4 Elle réitère ses excuses dans "L'Equipe"

La contre-offensive de la sportive se poursuit samedi 23 décembre dans une interview accordée à L'Equipe. Dénonçant une "chasse aux sorcières", l'ex-basketteuse affirme qu'elle n'a "en aucun cas (...) voulu légitimer ce qu'avait fait le Hamas". Elle ajoute : "Ce 9 octobre, j'ai réagi avec émotion, ma story a été blessante pour certains, je le reconnais. Je réitère mes excuses." Des excuses qu'elle déclare avoir également adressées à la ministre des Sports, Oudéa-Catésréa, dans une lettre envoyée plus tôt. 

Mais là encore, Emilie Gomis ne convainc pas. Fin décembre, David Lappartient, le président du comité de déontologie du comité national olympique et sportif français (CNOSF), décide de proposer la radiation de l'ancienne basketteuse pour "atteinte avérée aux principes éthiques". Elle est alors évincée de la commission des athlètes du CNSOF, selon les informations de l'hebdomadaire Le Point.

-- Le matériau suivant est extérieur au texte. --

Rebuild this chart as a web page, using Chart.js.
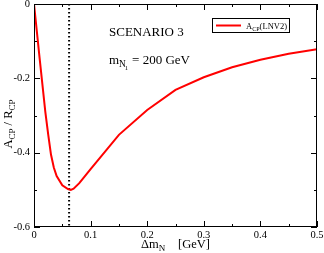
<!DOCTYPE html>
<html><head><meta charset="utf-8">
<script src="https://cdn.jsdelivr.net/npm/chart.js@4.4.0/dist/chart.umd.min.js"></script>
<style>html,body{margin:0;padding:0;background:#fff}#c{display:block}</style>
</head><body>
<canvas id="c" width="324" height="253"></canvas>
<script>
const deltaM = [0, 0.01, 0.02, 0.025, 0.03, 0.035, 0.04, 0.05, 0.06, 0.065, 0.07, 0.08, 0.09, 0.1, 0.15, 0.2, 0.25, 0.3, 0.35, 0.4, 0.45, 0.5];
const acpOverRcp = [0, -0.147, -0.29, -0.35, -0.405, -0.44, -0.463, -0.488, -0.498, -0.5, -0.497, -0.482, -0.463, -0.444, -0.352, -0.285, -0.231, -0.197, -0.170, -0.150, -0.134, -0.122];
const markerX = 0.062;
const xTicks = [0, 0.1, 0.2, 0.3, 0.4, 0.5];
const xTickLabels = ["0", "0.1", "0.2", "0.3", "0.4", "0.5"];
const xMinorTicks = [0.05, 0.15, 0.25, 0.35, 0.45];
const yTicks = [0, -0.2, -0.4, -0.6];
const yTickLabels = ["0", "-0.2", "-0.4", "-0.6"];
const yMinorTicks = [-0.1, -0.3, -0.5];

const serif = '"Liberation Serif", "DejaVu Serif", serif';

function subText(ctx, parts, x, y, size) {
  let cx = x;
  for (const [t, sub] of parts) {
    const fs = sub ? size * 0.72 : size;
    ctx.font = fs + 'px ' + serif;
    ctx.fillText(t, cx, sub ? y + size * 0.25 : y);
    cx += ctx.measureText(t).width;
  }
  return cx;
}
function measureParts(ctx, parts, size) {
  let w = 0;
  for (const [t, sub] of parts) {
    ctx.font = (sub ? size * 0.72 : size) + 'px ' + serif;
    w += ctx.measureText(t).width;
  }
  return w;
}

const deco = {
  id: 'deco',
  afterDraw(chart) {
    const ctx = chart.ctx, a = chart.chartArea;
    const xs = chart.scales.x, ys = chart.scales.y;
    ctx.save();
    ctx.strokeStyle = '#000'; ctx.lineWidth = 1;
    ctx.strokeRect(a.left + 0.5, a.top + 0.5, a.right - a.left - 1, a.bottom - a.top - 1);
    ctx.beginPath();
    for (const v of xTicks) {
      const px = Math.round(xs.getPixelForValue(v)) + 0.5;
      ctx.moveTo(px, a.bottom); ctx.lineTo(px, a.bottom - 6);
      ctx.moveTo(px, a.top); ctx.lineTo(px, a.top + 6);
    }
    for (const v of xMinorTicks) {
      const px = Math.round(xs.getPixelForValue(v)) + 0.5;
      ctx.moveTo(px, a.bottom); ctx.lineTo(px, a.bottom - 3);
      ctx.moveTo(px, a.top); ctx.lineTo(px, a.top + 3);
    }
    for (const v of yTicks) {
      const py = Math.round(ys.getPixelForValue(v)) + 0.5;
      ctx.moveTo(a.left, py); ctx.lineTo(a.left + 6, py);
      ctx.moveTo(a.right, py); ctx.lineTo(a.right - 6, py);
    }
    for (const v of yMinorTicks) {
      const py = Math.round(ys.getPixelForValue(v)) + 0.5;
      ctx.moveTo(a.left, py); ctx.lineTo(a.left + 3, py);
      ctx.moveTo(a.right, py); ctx.lineTo(a.right - 3, py);
    }
    ctx.stroke();

    ctx.fillStyle = '#000';
    ctx.font = '10.5px ' + serif;
    ctx.textAlign = 'center'; ctx.textBaseline = 'alphabetic';
    xTicks.forEach((v, i) => ctx.fillText(xTickLabels[i], xs.getPixelForValue(v), a.bottom + 11));
    ctx.textAlign = 'right'; ctx.textBaseline = 'middle';
    yTicks.forEach((v, i) => ctx.fillText(yTickLabels[i], a.left - 4, ys.getPixelForValue(v)));

    ctx.textAlign = 'left'; ctx.textBaseline = 'alphabetic';
    subText(ctx, [['\u0394m', false], ['N', true]], 141, 248, 12.5);
    subText(ctx, [['[GeV]', false]], 178, 248, 12.5);
    ctx.save();
    ctx.translate(12, 124);
    ctx.rotate(-Math.PI / 2);
    const yparts = [['A', false], ['CP', true], [' / R', false], ['CP', true]];
    const w = measureParts(ctx, yparts, 12.5);
    subText(ctx, yparts, -w / 2, 0, 12.5);
    ctx.restore();
    subText(ctx, [['SCENARIO 3', false]], 109, 36, 13);
    let mx = subText(ctx, [['m', false], ['N', true]], 109, 64, 13);
    ctx.font = (13 * 0.5) + 'px ' + serif;
    ctx.fillText('1', mx - 1, 64 + 13 * 0.25 + 3);
    mx += 3;
    subText(ctx, [[' = 200 GeV', false]], mx, 64, 13);
    ctx.strokeStyle = '#000'; ctx.lineWidth = 1;
    ctx.strokeRect(212.5, 18.5, 77, 14);
    ctx.strokeStyle = '#ff0000'; ctx.lineWidth = 2;
    ctx.beginPath(); ctx.moveTo(216, 25.5); ctx.lineTo(241, 25.5); ctx.stroke();
    ctx.fillStyle = '#000';
    subText(ctx, [['A', false], ['CP', true], ['(LNV2)', false]], 246, 29, 8.5);
    ctx.restore();
  }
};

new Chart(document.getElementById('c'), {
  type: 'line',
  data: {
    datasets: [
      {
        data: deltaM.map((x, i) => ({x, y: acpOverRcp[i]})),
        borderColor: '#ff0000', borderWidth: 2, pointRadius: 0, tension: 0, fill: false
      },
      {
        data: [{x: markerX, y: 0}, {x: markerX, y: -0.6}],
        borderColor: '#000', borderWidth: 2, borderDash: [1.5, 2.5], pointRadius: 0, fill: false
      }
    ]
  },
  options: {
    responsive: false, animation: false,
    layout: {padding: {left: 34, top: 4, right: 7, bottom: 26}},
    plugins: {legend: {display: false}, tooltip: {enabled: false}},
    scales: {
      x: {type: 'linear', min: 0, max: 0.5, display: false},
      y: {type: 'linear', min: -0.6, max: 0, display: false}
    }
  },
  plugins: [deco]
});
</script>
</body></html>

5 Emilie Gomis quitte définitivement ses fonctions

Quinze jours plus tard, la sentence tombe. L'assemblée générale de Paris 2024, réunie mercredi 10 janvier, "a estimé que cette publication contrevenait à son devoir de neutralité et ne lui permettait plus de pouvoir exercer sereinement ses missions", explique un communiqué. "Emilie Gomis, dans un souci partagé d'apaisement et de responsabilité, a souhaité présenter sa démission de son mandat de membre du conseil d'administration et d'ambassadrice du label Terre de Jeux 2024 à Paris 2024, qui en prend acte", précise le document.

Après avoir entendu Emilie Gomis et ses avocats, "les membres du conseil d'administration et de l'assemblée générale ont ainsi pu constater qu'Emilie Gomis condamnait les attentats du 7 octobre en Israël, toute forme d'antisémitisme ou de discrimination, contraires à ses valeurs. Emilie Gomis a également partagé ses regrets concernant sa publication et présenté ses excuses." Le comité d'organisation salue également dans son message "le parcours remarquable d'Emilie Gomis en tant qu'athlète, mais aussi ses engagements au service de la promotion de l'activité sportive de la jeunesse et des valeurs du sport et de l'olympisme".